───── Stored rows
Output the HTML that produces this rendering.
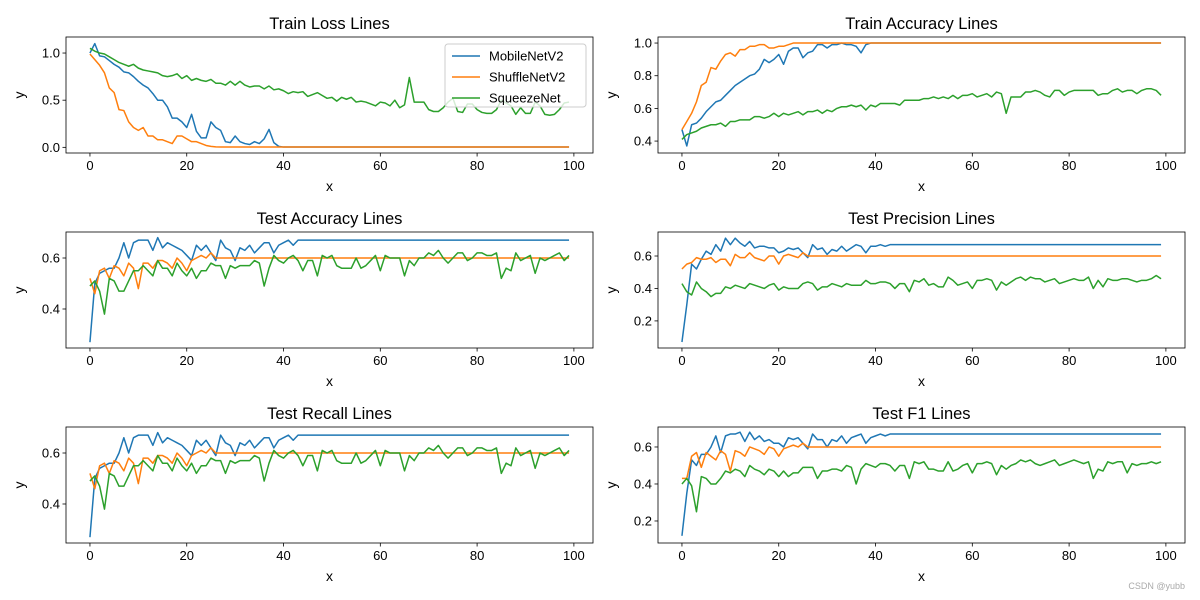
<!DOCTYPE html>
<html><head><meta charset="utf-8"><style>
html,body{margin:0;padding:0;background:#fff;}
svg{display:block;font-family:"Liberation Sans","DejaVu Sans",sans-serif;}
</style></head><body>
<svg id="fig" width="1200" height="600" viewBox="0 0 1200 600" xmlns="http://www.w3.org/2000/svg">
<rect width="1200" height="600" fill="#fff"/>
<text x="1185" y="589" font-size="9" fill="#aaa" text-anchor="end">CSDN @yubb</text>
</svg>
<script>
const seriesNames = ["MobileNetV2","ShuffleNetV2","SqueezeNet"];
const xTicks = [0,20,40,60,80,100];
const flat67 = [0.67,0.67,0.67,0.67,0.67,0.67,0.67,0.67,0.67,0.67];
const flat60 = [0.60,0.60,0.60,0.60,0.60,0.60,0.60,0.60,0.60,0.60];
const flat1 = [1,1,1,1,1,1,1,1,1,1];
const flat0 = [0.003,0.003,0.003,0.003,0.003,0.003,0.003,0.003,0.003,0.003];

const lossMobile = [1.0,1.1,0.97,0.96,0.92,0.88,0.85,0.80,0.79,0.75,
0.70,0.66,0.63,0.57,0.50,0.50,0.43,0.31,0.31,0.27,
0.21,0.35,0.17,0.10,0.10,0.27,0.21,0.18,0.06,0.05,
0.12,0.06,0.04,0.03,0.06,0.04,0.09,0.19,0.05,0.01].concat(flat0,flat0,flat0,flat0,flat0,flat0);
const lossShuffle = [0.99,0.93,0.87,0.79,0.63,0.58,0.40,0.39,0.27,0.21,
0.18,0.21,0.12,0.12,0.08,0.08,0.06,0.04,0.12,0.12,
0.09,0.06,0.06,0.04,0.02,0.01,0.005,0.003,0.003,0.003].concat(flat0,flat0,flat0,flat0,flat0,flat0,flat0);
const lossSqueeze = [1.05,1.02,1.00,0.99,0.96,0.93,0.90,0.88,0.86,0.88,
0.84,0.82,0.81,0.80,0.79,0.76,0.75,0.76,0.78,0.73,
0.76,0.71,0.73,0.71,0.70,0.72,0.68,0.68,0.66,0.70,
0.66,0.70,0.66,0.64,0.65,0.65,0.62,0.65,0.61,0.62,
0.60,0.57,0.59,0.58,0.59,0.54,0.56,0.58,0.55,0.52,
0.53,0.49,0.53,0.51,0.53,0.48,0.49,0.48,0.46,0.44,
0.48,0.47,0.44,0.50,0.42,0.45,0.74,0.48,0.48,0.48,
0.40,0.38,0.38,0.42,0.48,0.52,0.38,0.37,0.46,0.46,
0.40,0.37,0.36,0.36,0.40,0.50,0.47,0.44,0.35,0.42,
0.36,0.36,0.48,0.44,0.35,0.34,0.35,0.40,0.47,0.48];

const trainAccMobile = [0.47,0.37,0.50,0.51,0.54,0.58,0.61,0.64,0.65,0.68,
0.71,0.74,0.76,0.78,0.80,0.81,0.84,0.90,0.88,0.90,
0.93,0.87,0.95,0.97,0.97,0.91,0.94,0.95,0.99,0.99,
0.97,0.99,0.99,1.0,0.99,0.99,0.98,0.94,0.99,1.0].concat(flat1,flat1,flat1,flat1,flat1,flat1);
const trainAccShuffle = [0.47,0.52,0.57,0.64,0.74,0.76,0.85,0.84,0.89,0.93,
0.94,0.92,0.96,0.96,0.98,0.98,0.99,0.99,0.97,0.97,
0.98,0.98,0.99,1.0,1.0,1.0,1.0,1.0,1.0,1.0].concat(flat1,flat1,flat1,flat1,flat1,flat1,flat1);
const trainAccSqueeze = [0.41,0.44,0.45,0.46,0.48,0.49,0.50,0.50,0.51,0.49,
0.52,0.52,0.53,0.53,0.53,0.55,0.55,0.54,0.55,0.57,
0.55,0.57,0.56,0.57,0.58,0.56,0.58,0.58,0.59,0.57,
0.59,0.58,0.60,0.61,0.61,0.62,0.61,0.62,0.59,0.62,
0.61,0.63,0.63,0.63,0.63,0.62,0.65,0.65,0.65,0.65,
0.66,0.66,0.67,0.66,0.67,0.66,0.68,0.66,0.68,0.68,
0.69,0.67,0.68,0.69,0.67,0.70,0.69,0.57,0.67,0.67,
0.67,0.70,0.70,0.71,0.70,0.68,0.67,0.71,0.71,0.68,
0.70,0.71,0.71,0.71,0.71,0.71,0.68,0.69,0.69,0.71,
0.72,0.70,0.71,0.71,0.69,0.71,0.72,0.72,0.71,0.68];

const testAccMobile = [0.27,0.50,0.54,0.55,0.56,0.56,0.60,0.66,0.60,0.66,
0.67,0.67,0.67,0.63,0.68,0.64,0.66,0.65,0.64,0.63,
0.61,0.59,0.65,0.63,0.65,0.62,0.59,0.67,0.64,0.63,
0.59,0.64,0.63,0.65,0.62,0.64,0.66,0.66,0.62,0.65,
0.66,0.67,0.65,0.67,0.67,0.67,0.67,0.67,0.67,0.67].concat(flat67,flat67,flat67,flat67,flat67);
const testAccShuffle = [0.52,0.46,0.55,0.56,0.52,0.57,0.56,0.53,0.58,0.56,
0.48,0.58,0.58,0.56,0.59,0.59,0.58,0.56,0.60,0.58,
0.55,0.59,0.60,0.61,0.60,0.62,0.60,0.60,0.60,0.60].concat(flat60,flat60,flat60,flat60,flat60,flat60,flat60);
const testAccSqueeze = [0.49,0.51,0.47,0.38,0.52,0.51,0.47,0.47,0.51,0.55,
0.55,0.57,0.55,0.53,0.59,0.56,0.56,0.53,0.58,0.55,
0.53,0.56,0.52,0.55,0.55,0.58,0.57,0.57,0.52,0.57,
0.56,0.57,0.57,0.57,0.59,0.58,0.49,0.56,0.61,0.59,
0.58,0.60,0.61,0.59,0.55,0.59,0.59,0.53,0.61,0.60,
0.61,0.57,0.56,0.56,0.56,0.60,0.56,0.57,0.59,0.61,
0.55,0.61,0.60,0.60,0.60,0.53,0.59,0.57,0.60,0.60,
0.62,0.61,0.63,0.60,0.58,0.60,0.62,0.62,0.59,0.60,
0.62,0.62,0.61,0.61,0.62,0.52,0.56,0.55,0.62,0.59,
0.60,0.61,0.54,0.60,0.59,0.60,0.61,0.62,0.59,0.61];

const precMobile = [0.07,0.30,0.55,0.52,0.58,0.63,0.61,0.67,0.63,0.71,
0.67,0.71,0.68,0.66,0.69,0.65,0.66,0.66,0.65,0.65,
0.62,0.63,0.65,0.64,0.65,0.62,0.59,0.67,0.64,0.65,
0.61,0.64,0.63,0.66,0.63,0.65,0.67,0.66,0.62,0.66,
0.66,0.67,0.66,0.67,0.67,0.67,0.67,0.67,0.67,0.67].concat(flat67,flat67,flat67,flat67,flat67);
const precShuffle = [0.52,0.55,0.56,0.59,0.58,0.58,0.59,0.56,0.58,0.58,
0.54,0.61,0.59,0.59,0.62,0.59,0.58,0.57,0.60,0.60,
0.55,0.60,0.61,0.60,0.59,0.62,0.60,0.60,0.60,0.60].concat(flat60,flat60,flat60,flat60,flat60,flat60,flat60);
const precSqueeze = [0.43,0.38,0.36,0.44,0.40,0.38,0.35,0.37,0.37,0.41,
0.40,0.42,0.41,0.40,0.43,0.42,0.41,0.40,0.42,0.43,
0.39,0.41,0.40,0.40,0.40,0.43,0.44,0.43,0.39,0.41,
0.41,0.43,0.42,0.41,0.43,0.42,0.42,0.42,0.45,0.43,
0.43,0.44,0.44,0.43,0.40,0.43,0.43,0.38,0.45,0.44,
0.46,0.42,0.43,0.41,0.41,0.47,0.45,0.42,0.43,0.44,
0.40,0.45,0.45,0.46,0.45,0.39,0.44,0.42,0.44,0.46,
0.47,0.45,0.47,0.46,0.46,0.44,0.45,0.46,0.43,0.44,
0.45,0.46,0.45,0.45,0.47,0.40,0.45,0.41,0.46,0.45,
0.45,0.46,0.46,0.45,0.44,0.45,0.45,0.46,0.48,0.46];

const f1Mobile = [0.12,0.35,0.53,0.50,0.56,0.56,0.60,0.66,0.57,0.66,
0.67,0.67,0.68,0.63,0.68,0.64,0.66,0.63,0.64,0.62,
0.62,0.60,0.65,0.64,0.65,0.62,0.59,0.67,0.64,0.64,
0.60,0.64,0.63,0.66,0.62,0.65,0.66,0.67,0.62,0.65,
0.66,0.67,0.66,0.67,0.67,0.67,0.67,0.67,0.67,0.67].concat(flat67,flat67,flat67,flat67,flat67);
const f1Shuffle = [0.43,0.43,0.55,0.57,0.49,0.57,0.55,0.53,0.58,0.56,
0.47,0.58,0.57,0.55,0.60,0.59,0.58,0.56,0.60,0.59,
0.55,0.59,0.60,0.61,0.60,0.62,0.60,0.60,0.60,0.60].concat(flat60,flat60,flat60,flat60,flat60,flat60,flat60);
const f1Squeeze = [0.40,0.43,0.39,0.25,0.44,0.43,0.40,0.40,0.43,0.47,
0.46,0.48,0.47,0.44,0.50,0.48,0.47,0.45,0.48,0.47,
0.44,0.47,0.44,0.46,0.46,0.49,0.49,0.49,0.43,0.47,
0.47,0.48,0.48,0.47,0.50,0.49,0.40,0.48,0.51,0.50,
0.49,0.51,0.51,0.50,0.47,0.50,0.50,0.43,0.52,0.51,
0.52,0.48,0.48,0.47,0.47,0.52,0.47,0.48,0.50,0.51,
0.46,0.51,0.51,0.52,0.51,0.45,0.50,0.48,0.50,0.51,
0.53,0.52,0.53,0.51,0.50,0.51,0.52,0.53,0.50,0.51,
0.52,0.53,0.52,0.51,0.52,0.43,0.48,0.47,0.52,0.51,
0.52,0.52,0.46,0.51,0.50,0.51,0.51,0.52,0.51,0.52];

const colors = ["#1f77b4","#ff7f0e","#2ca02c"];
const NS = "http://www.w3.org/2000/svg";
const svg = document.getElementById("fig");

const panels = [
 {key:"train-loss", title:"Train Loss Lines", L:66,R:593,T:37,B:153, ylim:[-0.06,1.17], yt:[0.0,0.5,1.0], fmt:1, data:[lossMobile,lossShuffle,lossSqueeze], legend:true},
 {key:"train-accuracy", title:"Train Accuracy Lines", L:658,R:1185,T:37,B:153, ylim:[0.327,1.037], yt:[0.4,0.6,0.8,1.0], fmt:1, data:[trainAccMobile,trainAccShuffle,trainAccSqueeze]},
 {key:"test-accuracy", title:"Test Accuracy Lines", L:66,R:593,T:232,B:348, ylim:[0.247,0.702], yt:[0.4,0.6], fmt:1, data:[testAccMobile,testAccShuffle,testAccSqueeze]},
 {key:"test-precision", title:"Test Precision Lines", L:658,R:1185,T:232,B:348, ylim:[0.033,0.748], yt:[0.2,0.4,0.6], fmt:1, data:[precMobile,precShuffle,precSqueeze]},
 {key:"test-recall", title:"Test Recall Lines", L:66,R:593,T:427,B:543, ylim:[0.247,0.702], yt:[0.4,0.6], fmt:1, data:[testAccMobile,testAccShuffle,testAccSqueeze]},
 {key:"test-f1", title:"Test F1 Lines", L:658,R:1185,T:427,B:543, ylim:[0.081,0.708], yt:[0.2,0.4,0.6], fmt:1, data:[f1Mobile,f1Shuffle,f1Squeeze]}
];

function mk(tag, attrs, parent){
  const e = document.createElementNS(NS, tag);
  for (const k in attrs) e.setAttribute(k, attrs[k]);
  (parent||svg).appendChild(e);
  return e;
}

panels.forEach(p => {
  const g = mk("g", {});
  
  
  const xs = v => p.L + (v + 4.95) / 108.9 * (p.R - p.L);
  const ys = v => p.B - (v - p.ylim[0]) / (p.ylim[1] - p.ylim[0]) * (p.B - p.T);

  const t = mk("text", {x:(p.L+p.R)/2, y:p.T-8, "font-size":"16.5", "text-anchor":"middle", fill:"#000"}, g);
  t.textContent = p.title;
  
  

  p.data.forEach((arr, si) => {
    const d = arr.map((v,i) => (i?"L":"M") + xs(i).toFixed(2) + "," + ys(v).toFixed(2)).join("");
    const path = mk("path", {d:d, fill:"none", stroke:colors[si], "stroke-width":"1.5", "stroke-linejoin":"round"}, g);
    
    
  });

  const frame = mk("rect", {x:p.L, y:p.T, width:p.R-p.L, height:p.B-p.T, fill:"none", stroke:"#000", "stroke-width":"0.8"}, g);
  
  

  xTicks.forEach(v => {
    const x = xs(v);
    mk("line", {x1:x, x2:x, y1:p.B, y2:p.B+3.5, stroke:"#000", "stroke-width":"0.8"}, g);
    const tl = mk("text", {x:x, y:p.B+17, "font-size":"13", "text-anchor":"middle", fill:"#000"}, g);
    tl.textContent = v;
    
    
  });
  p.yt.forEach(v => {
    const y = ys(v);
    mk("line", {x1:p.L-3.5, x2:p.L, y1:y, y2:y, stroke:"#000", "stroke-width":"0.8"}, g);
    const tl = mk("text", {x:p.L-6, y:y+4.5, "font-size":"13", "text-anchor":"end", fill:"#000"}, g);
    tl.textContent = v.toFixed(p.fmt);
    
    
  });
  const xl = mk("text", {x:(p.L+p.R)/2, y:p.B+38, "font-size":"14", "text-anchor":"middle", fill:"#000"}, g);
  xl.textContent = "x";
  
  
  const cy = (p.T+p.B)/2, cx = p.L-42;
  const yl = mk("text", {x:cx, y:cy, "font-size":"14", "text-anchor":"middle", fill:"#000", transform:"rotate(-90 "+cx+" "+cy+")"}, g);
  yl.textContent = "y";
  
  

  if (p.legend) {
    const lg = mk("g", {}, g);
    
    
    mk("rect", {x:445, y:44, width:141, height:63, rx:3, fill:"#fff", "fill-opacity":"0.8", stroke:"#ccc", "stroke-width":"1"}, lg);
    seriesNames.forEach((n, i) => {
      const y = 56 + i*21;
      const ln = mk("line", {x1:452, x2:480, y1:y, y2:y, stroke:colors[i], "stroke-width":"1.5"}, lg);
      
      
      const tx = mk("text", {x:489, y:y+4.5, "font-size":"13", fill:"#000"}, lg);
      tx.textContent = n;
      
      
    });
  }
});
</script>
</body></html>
──────────
───── Stored rows
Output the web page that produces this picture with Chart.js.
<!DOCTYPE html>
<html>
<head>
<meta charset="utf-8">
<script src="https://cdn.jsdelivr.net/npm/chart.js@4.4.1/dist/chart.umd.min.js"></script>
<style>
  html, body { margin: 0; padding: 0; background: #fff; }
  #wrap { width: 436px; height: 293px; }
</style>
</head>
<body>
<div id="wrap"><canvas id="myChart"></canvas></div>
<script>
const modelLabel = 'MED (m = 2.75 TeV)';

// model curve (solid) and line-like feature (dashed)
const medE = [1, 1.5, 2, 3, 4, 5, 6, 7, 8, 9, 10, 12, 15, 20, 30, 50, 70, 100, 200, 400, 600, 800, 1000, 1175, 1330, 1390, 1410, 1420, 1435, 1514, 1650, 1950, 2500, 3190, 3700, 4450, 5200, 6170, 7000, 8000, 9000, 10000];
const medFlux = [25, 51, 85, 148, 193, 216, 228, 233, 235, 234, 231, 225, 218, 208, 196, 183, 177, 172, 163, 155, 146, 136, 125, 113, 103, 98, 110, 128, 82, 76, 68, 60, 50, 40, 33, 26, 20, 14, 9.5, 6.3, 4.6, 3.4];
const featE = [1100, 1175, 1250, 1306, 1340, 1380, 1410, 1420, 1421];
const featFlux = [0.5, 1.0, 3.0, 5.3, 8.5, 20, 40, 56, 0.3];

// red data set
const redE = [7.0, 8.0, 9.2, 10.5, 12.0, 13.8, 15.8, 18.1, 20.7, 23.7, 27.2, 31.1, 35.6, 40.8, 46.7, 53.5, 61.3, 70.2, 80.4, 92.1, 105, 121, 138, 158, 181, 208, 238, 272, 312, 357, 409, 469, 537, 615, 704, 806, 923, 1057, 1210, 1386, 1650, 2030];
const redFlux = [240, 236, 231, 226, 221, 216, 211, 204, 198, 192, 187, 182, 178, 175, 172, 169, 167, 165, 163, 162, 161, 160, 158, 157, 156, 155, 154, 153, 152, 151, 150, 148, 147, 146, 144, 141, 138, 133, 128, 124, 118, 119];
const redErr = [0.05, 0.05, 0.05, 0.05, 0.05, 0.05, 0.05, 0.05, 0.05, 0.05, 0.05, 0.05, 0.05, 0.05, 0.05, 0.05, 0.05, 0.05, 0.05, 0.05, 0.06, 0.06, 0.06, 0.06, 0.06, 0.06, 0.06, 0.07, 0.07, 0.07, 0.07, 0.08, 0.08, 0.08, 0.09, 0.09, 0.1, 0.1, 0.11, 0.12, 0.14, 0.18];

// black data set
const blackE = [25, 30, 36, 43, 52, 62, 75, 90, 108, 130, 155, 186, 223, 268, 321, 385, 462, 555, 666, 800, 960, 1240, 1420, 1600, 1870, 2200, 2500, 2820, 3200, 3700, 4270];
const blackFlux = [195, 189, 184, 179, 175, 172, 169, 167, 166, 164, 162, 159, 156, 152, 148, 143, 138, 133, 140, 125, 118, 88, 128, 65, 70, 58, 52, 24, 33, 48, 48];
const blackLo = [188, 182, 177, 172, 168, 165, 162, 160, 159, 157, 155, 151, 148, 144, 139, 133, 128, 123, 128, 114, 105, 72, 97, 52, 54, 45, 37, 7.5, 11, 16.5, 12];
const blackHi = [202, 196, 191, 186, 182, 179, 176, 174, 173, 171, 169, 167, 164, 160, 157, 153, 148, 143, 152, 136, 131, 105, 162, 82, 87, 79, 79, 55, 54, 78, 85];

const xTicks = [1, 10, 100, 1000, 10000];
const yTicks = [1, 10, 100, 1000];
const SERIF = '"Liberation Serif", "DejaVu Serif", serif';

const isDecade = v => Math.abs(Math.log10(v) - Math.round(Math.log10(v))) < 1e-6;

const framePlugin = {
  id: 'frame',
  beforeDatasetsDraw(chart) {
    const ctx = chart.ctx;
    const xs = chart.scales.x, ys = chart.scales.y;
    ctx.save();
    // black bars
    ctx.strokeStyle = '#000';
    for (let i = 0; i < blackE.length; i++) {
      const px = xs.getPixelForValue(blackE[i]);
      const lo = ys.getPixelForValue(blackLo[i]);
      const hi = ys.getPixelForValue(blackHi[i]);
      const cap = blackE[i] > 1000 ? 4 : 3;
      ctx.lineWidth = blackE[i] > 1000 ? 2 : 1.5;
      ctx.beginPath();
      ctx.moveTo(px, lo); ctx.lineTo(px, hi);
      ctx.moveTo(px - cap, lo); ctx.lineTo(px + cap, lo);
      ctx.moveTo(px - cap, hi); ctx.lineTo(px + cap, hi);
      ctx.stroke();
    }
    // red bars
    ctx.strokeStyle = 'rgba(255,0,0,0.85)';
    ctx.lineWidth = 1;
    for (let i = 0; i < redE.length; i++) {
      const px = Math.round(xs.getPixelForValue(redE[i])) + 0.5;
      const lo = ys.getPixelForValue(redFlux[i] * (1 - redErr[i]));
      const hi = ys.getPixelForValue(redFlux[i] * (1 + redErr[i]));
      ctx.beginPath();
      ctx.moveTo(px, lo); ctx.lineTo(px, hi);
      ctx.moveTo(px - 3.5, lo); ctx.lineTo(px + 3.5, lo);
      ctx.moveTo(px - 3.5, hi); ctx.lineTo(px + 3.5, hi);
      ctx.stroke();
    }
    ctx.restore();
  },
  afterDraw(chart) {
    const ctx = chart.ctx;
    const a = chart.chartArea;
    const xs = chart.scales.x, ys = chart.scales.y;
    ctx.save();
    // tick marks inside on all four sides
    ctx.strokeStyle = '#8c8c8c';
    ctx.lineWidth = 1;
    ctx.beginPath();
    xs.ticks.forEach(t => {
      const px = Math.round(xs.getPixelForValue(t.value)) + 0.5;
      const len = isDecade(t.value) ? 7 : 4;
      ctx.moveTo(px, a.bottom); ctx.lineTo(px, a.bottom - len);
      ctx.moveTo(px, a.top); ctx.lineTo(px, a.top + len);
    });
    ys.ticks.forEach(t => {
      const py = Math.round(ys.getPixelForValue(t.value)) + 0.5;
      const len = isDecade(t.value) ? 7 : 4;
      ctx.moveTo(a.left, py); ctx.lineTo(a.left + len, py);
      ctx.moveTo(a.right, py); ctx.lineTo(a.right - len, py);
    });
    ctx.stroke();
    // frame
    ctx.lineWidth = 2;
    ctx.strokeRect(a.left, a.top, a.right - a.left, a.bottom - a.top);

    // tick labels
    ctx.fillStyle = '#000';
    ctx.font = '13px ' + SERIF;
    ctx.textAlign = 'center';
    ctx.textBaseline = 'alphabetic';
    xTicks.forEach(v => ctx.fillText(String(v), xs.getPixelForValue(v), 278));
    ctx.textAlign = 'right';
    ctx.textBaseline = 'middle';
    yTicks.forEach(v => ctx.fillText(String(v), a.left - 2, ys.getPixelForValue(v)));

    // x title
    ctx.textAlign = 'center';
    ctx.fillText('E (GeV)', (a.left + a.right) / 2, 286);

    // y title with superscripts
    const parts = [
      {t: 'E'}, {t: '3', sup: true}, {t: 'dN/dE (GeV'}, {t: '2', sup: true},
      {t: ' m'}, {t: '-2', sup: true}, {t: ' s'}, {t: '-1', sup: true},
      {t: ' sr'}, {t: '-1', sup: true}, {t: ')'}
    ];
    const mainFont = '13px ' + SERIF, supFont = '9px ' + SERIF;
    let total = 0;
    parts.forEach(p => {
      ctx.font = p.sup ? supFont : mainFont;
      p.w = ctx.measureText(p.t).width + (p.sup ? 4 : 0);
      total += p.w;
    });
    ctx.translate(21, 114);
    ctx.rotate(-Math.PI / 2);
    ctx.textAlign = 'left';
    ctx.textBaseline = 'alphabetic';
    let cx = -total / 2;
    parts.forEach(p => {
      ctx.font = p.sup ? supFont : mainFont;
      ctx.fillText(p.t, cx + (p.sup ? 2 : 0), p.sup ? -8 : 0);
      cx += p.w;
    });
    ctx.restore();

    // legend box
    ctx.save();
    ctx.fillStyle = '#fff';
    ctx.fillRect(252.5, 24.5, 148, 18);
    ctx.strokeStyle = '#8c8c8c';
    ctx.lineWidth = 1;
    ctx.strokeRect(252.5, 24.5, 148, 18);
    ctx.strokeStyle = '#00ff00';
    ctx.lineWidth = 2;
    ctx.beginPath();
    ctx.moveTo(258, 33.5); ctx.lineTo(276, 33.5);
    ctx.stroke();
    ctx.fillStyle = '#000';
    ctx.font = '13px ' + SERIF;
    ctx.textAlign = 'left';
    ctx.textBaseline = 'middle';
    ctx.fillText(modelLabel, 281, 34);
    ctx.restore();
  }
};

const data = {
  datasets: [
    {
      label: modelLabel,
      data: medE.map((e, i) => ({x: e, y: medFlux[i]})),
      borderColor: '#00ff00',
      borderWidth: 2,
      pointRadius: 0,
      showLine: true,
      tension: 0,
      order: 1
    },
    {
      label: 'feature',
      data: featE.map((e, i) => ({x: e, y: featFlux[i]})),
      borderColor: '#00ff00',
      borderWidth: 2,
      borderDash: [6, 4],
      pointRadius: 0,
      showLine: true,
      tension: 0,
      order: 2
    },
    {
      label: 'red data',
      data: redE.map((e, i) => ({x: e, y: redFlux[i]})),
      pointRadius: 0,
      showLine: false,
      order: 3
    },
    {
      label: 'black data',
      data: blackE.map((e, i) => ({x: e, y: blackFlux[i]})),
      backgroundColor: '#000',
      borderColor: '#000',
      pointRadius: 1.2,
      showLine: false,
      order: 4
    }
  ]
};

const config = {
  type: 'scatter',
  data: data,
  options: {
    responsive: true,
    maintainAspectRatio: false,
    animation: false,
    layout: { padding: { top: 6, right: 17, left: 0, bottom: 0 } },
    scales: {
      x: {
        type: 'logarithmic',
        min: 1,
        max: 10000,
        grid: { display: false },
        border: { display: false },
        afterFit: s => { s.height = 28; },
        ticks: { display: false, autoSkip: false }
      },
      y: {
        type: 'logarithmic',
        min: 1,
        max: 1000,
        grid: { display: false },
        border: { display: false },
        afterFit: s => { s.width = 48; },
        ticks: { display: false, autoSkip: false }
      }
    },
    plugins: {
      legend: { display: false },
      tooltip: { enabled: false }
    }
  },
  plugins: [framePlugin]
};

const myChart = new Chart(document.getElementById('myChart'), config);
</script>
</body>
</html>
──────────
Directive – Give back exactly the lines from the one containing "Output the HTML that produces this rendering." to the one containing "0.36,0.36,0.48,0.44,0.35,0.34,0.35,0.40,0.47,0.48];", both included, and no pictures.

The result –
Output the HTML that produces this rendering.
<!DOCTYPE html>
<html><head><meta charset="utf-8"><style>
html,body{margin:0;padding:0;background:#fff;}
svg{display:block;font-family:"Liberation Sans","DejaVu Sans",sans-serif;}
</style></head><body>
<svg id="fig" width="1200" height="600" viewBox="0 0 1200 600" xmlns="http://www.w3.org/2000/svg">
<rect width="1200" height="600" fill="#fff"/>
<text x="1185" y="589" font-size="9" fill="#aaa" text-anchor="end">CSDN @yubb</text>
</svg>
<script>
const seriesNames = ["MobileNetV2","ShuffleNetV2","SqueezeNet"];
const xTicks = [0,20,40,60,80,100];
const flat67 = [0.67,0.67,0.67,0.67,0.67,0.67,0.67,0.67,0.67,0.67];
const flat60 = [0.60,0.60,0.60,0.60,0.60,0.60,0.60,0.60,0.60,0.60];
const flat1 = [1,1,1,1,1,1,1,1,1,1];
const flat0 = [0.003,0.003,0.003,0.003,0.003,0.003,0.003,0.003,0.003,0.003];

const lossMobile = [1.0,1.1,0.97,0.96,0.92,0.88,0.85,0.80,0.79,0.75,
0.70,0.66,0.63,0.57,0.50,0.50,0.43,0.31,0.31,0.27,
0.21,0.35,0.17,0.10,0.10,0.27,0.21,0.18,0.06,0.05,
0.12,0.06,0.04,0.03,0.06,0.04,0.09,0.19,0.05,0.01].concat(flat0,flat0,flat0,flat0,flat0,flat0);
const lossShuffle = [0.99,0.93,0.87,0.79,0.63,0.58,0.40,0.39,0.27,0.21,
0.18,0.21,0.12,0.12,0.08,0.08,0.06,0.04,0.12,0.12,
0.09,0.06,0.06,0.04,0.02,0.01,0.005,0.003,0.003,0.003].concat(flat0,flat0,flat0,flat0,flat0,flat0,flat0);
const lossSqueeze = [1.05,1.02,1.00,0.99,0.96,0.93,0.90,0.88,0.86,0.88,
0.84,0.82,0.81,0.80,0.79,0.76,0.75,0.76,0.78,0.73,
0.76,0.71,0.73,0.71,0.70,0.72,0.68,0.68,0.66,0.70,
0.66,0.70,0.66,0.64,0.65,0.65,0.62,0.65,0.61,0.62,
0.60,0.57,0.59,0.58,0.59,0.54,0.56,0.58,0.55,0.52,
0.53,0.49,0.53,0.51,0.53,0.48,0.49,0.48,0.46,0.44,
0.48,0.47,0.44,0.50,0.42,0.45,0.74,0.48,0.48,0.48,
0.40,0.38,0.38,0.42,0.48,0.52,0.38,0.37,0.46,0.46,
0.40,0.37,0.36,0.36,0.40,0.50,0.47,0.44,0.35,0.42,
0.36,0.36,0.48,0.44,0.35,0.34,0.35,0.40,0.47,0.48];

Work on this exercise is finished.